## Requirements:
Exactly reproduce the lines that run from the one containing "Rebuild this chart as a web page, using Apache" through the one containing "Arial', fontSize: 14", ends included, with no pictures.

## Input for this task:
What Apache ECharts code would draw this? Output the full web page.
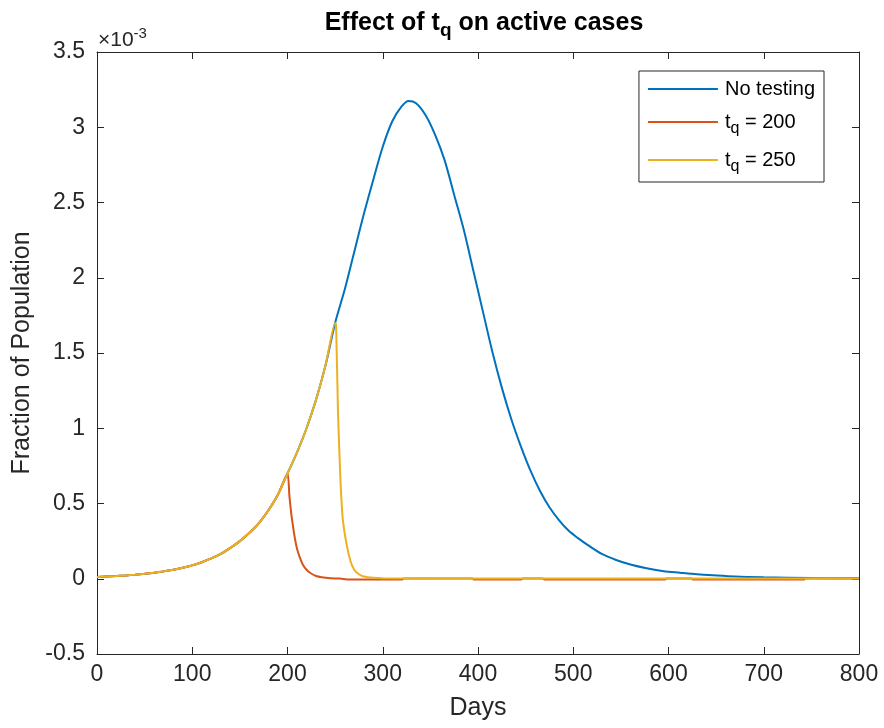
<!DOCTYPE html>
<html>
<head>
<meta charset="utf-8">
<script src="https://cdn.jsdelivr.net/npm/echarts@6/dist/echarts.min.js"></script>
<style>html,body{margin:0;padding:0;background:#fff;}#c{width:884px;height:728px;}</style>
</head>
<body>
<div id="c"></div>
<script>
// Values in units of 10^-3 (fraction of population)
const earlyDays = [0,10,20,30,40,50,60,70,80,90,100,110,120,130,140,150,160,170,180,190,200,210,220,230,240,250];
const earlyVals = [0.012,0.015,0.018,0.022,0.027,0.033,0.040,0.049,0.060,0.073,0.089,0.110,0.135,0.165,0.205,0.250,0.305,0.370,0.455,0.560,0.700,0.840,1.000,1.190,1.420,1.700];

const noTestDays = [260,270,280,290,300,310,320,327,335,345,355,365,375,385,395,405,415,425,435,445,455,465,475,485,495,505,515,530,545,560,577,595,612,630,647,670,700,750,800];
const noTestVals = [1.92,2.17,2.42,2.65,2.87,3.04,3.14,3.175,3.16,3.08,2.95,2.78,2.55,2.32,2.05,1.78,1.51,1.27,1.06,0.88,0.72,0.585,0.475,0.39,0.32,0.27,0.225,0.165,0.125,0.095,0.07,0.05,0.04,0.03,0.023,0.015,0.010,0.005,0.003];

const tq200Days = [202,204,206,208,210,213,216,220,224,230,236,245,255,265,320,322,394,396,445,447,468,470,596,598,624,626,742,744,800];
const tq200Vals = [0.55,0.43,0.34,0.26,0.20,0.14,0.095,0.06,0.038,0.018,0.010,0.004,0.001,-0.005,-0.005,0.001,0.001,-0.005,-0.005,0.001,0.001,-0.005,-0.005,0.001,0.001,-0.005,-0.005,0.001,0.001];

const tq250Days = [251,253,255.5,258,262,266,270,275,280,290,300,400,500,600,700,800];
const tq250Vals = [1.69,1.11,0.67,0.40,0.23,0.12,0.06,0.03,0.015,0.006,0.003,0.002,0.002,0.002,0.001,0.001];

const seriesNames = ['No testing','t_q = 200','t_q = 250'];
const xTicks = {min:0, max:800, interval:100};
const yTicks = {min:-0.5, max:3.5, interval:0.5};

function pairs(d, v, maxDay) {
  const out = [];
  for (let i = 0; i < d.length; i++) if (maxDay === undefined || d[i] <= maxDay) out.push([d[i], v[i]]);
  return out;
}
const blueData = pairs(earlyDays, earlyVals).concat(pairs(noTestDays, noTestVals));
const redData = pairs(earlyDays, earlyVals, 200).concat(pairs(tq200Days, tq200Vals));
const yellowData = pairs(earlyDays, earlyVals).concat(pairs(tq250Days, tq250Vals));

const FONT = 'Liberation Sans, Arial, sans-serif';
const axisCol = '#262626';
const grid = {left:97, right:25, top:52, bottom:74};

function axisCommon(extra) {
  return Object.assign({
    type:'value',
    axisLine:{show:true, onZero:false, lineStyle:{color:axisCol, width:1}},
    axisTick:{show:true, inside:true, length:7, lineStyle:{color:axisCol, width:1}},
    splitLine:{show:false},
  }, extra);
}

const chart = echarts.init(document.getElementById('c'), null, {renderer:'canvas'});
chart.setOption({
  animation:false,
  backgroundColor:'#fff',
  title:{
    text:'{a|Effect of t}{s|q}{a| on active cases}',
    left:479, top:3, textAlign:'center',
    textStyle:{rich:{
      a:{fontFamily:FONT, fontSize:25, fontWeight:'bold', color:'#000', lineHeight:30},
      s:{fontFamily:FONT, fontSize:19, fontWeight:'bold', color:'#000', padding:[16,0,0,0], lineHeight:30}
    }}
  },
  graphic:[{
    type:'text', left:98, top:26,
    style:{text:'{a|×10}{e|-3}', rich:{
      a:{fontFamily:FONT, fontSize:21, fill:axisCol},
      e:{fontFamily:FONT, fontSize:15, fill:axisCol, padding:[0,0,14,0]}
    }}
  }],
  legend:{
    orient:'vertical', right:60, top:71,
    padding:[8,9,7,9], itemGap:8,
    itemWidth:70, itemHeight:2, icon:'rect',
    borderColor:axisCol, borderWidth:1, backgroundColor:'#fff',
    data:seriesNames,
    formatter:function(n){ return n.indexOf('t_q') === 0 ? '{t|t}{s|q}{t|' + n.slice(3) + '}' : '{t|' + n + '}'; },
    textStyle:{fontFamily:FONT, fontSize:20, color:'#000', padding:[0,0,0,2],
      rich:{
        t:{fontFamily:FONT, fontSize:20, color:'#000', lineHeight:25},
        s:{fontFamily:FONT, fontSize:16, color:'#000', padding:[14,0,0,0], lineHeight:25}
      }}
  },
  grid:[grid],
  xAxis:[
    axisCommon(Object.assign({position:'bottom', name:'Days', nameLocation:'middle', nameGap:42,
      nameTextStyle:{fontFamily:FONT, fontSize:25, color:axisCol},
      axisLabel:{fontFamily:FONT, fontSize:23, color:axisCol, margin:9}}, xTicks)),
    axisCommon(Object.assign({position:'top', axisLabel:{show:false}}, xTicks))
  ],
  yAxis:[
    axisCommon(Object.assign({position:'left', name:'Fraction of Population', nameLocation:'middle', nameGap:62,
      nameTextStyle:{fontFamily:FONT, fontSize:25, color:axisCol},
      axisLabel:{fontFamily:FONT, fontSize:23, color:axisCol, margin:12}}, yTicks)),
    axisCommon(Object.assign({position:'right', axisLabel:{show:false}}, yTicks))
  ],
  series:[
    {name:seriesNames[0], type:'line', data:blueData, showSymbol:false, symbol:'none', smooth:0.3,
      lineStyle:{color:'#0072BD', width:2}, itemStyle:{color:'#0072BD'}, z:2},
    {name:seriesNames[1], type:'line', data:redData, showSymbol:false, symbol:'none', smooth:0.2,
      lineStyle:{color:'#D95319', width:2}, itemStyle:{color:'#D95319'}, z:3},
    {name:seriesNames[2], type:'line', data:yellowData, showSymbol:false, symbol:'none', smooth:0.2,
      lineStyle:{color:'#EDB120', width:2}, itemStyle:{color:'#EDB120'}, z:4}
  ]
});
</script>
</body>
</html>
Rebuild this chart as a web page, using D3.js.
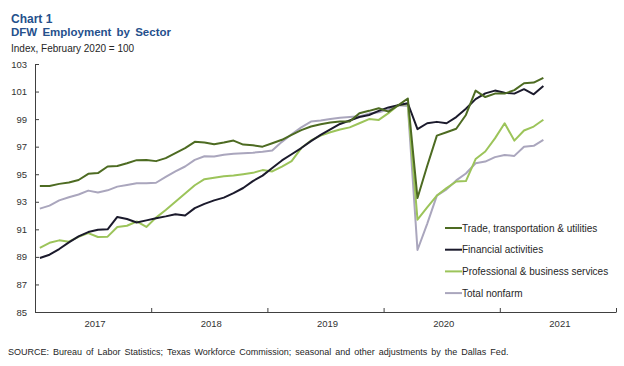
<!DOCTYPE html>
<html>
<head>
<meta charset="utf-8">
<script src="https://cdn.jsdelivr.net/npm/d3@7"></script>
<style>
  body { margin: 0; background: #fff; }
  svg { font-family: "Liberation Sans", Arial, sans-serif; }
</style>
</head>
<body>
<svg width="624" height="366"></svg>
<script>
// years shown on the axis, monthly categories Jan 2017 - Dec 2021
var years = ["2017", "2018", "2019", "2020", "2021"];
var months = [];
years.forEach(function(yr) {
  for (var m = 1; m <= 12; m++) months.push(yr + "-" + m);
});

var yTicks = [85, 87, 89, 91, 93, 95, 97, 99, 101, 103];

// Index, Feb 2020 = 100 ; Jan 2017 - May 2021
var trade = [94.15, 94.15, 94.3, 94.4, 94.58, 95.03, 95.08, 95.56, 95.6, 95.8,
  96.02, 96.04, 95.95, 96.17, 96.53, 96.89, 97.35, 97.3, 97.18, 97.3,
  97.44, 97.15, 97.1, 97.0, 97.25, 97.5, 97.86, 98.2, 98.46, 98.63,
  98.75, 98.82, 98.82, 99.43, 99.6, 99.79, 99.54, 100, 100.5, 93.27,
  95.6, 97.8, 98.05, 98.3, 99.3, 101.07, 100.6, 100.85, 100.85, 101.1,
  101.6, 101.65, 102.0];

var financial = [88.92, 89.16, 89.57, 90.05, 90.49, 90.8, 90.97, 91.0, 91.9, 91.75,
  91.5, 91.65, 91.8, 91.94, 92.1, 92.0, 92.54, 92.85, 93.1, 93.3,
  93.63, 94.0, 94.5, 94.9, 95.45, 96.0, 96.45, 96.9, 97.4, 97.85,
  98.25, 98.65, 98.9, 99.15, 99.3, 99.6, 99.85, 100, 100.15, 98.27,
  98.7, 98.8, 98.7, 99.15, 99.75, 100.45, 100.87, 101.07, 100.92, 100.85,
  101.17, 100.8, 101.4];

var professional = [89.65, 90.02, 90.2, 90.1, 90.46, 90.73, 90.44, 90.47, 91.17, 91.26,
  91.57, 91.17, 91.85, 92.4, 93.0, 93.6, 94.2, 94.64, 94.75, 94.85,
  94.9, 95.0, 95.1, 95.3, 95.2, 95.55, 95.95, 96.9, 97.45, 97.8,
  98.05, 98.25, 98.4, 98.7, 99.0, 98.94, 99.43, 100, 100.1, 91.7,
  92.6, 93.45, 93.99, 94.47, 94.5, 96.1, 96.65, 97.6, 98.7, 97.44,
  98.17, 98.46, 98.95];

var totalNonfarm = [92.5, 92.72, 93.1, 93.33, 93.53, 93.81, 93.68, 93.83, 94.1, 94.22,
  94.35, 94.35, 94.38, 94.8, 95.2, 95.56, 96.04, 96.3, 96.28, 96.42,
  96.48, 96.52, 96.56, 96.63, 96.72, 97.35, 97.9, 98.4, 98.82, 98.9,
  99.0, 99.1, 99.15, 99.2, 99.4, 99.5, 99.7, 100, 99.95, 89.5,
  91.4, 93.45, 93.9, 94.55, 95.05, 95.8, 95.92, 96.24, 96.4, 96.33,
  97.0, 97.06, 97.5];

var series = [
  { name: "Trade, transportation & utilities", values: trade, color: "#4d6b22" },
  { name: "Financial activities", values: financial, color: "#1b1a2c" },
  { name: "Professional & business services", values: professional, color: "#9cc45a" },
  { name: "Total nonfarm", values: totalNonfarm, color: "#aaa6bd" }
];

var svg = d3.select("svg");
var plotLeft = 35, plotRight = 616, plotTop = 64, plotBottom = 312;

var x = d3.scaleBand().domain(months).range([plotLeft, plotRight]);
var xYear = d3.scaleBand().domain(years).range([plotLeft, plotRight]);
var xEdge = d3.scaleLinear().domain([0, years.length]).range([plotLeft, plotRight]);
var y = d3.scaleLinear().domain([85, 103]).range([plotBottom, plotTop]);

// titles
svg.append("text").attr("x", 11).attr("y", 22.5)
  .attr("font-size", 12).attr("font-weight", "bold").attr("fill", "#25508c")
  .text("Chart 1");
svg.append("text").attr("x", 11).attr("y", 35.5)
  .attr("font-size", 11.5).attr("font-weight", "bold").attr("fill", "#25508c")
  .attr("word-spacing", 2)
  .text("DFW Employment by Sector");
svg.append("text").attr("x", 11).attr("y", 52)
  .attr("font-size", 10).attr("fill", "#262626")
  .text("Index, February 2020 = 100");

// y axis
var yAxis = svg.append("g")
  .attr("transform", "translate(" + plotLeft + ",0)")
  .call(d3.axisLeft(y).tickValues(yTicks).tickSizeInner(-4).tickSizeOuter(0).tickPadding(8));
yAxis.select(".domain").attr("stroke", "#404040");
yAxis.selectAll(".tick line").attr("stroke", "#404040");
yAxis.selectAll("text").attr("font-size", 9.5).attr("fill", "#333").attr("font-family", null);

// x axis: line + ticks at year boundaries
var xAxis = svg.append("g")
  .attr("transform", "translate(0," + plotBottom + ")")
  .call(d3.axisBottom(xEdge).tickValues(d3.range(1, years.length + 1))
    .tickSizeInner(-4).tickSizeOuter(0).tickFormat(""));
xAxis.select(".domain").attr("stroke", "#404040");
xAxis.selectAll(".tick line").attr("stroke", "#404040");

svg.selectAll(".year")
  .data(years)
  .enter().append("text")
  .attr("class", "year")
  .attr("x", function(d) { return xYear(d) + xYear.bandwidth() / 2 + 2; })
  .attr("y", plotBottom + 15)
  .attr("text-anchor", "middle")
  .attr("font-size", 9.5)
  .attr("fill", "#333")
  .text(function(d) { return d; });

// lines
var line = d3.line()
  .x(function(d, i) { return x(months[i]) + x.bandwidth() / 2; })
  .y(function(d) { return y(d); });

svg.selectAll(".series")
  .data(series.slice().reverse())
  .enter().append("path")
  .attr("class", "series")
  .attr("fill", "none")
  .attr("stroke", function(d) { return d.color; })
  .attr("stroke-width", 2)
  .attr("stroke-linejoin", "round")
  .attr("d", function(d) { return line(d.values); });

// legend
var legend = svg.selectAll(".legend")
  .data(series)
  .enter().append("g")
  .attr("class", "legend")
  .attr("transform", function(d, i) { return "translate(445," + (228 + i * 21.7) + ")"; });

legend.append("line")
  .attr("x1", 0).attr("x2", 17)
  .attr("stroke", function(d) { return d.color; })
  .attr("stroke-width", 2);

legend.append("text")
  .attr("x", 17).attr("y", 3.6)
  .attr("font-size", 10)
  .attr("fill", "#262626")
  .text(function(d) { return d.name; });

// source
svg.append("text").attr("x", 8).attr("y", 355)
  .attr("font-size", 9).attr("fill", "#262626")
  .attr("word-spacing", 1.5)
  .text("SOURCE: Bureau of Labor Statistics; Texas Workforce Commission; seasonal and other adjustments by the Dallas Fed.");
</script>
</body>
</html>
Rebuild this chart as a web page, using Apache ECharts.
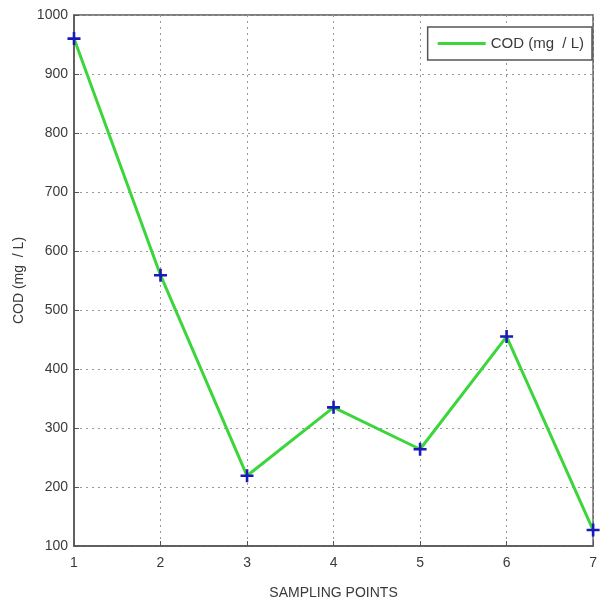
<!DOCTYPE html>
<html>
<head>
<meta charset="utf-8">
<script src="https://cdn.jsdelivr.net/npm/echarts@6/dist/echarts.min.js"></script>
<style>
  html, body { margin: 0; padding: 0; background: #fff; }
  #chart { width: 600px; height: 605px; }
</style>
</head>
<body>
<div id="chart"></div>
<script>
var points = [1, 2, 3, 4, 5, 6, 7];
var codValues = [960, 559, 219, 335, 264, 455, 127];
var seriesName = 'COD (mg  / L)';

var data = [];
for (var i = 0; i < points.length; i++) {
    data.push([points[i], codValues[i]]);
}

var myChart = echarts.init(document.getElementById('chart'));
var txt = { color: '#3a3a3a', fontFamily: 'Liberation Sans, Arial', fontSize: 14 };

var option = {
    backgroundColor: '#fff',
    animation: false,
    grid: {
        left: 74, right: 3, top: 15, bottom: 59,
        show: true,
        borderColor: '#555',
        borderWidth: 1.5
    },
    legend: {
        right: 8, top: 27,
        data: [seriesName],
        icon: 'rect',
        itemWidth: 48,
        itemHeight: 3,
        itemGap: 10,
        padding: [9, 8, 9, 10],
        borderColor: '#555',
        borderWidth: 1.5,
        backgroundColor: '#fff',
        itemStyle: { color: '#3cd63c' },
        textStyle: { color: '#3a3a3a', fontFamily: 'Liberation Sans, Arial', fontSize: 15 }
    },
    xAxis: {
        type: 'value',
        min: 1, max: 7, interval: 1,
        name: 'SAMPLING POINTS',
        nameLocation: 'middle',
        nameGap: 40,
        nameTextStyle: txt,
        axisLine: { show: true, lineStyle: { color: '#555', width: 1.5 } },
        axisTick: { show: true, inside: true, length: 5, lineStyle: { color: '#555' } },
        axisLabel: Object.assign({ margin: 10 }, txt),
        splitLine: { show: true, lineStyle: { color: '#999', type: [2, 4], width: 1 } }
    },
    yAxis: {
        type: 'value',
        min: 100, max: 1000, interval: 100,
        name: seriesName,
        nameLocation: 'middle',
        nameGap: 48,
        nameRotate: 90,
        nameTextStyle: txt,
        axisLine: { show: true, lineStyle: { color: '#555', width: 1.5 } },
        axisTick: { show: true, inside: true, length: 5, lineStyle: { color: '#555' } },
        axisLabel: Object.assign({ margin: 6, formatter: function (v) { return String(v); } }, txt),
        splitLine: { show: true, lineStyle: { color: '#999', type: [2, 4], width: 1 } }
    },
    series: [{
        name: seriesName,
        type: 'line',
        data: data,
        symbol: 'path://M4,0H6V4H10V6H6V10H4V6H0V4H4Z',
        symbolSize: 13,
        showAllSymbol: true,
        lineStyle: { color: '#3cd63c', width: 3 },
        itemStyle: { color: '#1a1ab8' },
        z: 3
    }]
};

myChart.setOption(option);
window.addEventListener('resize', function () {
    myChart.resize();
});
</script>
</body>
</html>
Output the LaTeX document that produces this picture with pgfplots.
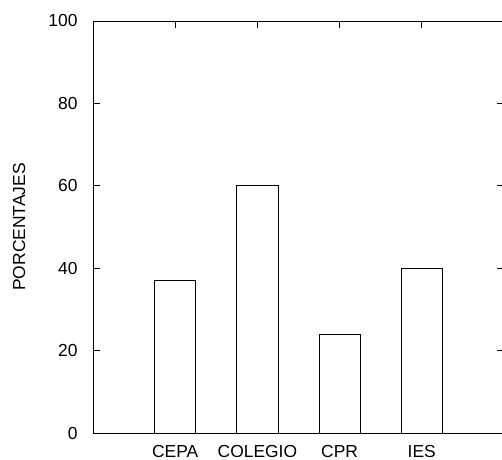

## Completed exercise:
Rebuild this chart as a web page, using Apache ECharts.
<!DOCTYPE html>
<html>
<head>
<meta charset="utf-8">
<script src="https://cdn.jsdelivr.net/npm/echarts@6/dist/echarts.min.js"></script>
<style>
  html, body { margin: 0; padding: 0; background: #fff; }
  #chart { width: 600px; height: 605px; }
</style>
</head>
<body>
<div id="chart"></div>
<script>
var points = [1, 2, 3, 4, 5, 6, 7];
var codValues = [960, 559, 219, 335, 264, 455, 127];
var seriesName = 'COD (mg  / L)';

var data = [];
for (var i = 0; i < points.length; i++) {
    data.push([points[i], codValues[i]]);
}

var myChart = echarts.init(document.getElementById('chart'));
var txt = { color: '#3a3a3a', fontFamily: 'Liberation Sans, Arial', fontSize: 14 };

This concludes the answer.